[START Recorded information]

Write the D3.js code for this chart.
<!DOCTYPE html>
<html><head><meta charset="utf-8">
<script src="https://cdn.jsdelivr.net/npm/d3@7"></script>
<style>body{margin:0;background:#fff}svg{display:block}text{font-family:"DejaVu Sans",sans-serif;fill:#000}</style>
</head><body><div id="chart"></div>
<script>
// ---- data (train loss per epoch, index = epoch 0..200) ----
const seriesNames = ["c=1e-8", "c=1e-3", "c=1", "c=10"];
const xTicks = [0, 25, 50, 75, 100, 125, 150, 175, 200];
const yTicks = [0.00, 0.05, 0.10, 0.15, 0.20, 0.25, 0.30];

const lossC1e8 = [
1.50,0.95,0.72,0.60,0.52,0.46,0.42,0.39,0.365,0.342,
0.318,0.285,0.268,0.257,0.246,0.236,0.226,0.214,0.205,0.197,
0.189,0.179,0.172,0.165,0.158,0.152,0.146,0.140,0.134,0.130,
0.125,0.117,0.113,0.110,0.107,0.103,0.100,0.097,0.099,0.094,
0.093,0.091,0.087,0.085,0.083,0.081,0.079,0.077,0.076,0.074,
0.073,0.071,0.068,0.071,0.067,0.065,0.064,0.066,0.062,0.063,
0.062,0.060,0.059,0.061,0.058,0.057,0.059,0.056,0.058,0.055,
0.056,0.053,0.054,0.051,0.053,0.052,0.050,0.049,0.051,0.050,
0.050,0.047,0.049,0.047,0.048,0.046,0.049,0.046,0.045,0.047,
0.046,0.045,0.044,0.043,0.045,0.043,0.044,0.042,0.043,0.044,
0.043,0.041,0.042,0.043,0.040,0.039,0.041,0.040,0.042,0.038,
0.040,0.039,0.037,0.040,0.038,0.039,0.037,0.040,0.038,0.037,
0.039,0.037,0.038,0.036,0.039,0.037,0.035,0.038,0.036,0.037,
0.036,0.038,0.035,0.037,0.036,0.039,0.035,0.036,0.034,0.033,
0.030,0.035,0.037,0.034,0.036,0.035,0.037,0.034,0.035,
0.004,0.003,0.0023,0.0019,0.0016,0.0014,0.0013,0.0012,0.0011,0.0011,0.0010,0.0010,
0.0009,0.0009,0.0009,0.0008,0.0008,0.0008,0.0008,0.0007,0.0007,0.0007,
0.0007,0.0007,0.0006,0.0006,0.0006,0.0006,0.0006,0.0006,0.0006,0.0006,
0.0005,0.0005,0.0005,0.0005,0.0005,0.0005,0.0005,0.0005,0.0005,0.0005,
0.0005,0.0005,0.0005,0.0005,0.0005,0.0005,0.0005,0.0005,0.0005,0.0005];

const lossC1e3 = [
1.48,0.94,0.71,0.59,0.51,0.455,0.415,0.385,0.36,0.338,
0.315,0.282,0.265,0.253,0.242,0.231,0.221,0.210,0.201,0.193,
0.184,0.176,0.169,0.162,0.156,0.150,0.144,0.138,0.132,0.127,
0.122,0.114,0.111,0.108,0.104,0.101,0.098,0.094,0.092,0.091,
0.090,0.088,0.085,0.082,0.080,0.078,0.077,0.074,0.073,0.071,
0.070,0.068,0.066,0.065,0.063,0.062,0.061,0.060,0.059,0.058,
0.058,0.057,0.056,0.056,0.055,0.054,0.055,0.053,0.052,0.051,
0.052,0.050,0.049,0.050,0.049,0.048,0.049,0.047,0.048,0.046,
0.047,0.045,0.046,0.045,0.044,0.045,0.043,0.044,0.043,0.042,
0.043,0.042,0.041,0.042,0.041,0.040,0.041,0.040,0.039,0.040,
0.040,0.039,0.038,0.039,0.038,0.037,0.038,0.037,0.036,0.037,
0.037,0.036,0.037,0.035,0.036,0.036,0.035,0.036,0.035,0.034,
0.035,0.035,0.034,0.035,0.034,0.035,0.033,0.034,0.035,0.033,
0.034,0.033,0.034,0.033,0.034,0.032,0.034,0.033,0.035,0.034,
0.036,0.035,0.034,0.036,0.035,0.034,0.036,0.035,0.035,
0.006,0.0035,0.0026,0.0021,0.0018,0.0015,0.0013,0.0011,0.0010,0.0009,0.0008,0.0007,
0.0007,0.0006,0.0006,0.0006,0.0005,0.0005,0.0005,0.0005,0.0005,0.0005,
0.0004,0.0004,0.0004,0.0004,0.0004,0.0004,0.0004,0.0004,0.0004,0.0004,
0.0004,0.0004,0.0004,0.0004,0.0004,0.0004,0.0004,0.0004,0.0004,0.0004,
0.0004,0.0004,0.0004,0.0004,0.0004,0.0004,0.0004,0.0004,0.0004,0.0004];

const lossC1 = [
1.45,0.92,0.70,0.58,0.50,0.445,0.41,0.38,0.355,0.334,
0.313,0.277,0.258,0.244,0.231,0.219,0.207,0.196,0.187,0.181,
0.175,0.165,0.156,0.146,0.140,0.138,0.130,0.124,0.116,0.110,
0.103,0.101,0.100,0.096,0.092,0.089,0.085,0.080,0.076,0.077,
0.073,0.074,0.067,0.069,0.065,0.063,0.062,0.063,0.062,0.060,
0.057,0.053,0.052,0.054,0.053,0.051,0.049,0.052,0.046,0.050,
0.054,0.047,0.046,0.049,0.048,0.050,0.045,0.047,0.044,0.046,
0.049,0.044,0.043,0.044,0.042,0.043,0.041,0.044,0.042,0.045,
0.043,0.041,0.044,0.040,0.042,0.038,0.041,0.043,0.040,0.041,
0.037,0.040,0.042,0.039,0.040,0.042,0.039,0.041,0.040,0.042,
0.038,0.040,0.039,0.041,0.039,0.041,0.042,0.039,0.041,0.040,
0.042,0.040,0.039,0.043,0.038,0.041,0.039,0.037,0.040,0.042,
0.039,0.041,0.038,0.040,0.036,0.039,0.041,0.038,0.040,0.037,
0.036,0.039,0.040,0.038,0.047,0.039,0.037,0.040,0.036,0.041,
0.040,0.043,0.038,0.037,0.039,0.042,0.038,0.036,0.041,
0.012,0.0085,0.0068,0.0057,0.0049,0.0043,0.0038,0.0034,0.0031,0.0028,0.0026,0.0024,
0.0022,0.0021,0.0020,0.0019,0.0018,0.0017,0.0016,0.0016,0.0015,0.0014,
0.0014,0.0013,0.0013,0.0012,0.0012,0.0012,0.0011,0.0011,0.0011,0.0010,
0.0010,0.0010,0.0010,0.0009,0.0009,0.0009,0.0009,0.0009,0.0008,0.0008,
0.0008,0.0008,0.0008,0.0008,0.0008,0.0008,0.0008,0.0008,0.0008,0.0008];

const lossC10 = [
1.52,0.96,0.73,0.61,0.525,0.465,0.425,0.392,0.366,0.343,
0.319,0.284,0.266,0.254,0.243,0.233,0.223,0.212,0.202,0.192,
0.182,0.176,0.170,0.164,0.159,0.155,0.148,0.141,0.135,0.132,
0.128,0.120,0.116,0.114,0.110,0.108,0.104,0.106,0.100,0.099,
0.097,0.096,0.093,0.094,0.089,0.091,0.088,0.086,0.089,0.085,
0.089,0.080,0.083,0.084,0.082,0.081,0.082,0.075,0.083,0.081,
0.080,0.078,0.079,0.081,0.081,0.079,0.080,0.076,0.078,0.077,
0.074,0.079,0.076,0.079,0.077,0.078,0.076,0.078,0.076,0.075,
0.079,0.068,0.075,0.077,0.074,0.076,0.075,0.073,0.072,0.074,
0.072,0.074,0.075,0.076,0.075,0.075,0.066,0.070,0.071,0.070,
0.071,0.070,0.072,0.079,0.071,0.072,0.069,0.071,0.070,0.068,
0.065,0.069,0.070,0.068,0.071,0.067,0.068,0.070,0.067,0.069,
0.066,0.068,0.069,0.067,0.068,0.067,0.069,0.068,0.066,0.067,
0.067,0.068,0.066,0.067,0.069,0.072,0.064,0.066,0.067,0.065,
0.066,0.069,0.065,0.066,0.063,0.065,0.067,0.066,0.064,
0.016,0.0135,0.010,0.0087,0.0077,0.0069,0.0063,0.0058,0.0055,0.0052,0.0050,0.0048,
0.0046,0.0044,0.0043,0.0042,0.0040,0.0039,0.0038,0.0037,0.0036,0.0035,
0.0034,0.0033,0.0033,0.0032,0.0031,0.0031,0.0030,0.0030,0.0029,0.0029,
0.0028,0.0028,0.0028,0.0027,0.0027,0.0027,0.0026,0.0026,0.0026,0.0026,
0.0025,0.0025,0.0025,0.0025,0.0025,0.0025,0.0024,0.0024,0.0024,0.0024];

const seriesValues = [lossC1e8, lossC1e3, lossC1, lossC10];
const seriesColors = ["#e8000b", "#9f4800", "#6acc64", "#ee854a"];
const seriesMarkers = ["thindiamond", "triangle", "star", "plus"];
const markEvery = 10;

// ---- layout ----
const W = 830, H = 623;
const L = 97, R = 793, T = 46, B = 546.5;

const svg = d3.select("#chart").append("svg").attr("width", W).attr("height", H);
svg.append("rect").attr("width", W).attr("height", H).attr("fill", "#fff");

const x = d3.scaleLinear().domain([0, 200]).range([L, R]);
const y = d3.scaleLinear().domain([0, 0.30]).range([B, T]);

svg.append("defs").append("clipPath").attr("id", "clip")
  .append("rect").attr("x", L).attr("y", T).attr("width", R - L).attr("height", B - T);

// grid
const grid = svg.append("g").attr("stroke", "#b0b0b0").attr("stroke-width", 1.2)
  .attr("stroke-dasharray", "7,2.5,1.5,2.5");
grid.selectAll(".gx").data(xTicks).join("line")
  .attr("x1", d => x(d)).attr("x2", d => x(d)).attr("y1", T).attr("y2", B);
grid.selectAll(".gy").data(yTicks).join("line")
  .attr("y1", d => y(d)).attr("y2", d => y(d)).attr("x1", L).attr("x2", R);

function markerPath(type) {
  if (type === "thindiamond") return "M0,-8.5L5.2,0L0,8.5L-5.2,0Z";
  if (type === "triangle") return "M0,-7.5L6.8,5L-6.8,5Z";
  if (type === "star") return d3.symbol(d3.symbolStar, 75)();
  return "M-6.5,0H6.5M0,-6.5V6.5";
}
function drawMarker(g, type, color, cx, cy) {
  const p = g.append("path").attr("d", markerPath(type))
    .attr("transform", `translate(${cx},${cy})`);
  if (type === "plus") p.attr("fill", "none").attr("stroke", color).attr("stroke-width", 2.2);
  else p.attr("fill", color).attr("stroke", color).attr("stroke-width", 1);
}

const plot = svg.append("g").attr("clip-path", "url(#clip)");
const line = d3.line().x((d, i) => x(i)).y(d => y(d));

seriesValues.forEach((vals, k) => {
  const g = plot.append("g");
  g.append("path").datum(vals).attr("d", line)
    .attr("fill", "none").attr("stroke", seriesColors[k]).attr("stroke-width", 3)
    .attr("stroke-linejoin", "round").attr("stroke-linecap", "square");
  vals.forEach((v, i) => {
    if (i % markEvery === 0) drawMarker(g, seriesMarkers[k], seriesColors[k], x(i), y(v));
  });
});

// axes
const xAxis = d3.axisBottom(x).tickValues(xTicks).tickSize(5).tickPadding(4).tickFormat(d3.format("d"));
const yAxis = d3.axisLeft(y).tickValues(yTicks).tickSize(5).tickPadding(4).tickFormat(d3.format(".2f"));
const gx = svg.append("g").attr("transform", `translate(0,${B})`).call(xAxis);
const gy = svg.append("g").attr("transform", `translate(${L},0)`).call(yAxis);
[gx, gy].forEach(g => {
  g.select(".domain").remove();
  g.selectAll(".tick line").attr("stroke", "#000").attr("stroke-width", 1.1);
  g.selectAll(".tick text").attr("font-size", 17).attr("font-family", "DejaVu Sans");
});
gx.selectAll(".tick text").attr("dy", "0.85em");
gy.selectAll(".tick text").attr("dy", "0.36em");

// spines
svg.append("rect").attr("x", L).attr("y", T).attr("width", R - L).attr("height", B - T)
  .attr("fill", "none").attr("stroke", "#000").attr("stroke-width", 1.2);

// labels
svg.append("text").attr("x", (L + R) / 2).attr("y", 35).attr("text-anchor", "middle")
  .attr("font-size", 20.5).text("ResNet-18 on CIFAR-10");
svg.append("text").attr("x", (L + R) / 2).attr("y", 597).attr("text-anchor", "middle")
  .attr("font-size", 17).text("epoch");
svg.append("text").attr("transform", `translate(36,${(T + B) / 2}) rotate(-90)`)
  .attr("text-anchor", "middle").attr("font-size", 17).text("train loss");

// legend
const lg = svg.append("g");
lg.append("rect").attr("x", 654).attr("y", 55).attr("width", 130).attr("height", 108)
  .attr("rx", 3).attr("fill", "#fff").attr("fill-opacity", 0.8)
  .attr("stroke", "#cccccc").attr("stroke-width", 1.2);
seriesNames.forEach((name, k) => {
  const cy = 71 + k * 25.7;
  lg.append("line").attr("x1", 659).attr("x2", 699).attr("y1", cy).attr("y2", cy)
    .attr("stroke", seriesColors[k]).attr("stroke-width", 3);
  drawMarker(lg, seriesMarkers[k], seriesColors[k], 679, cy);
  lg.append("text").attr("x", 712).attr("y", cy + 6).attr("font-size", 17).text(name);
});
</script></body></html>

[END Recorded information]

**Requirements:**
In this exercise, copy only the lines from the opening line of the material through the line where "const yTicks = [0.00, 0.05, 0.10, 0.15, 0.20, 0.25, 0.30];" appears.

**Result of the exercise:**
Write the D3.js code for this chart.
<!DOCTYPE html>
<html><head><meta charset="utf-8">
<script src="https://cdn.jsdelivr.net/npm/d3@7"></script>
<style>body{margin:0;background:#fff}svg{display:block}text{font-family:"DejaVu Sans",sans-serif;fill:#000}</style>
</head><body><div id="chart"></div>
<script>
// ---- data (train loss per epoch, index = epoch 0..200) ----
const seriesNames = ["c=1e-8", "c=1e-3", "c=1", "c=10"];
const xTicks = [0, 25, 50, 75, 100, 125, 150, 175, 200];
const yTicks = [0.00, 0.05, 0.10, 0.15, 0.20, 0.25, 0.30];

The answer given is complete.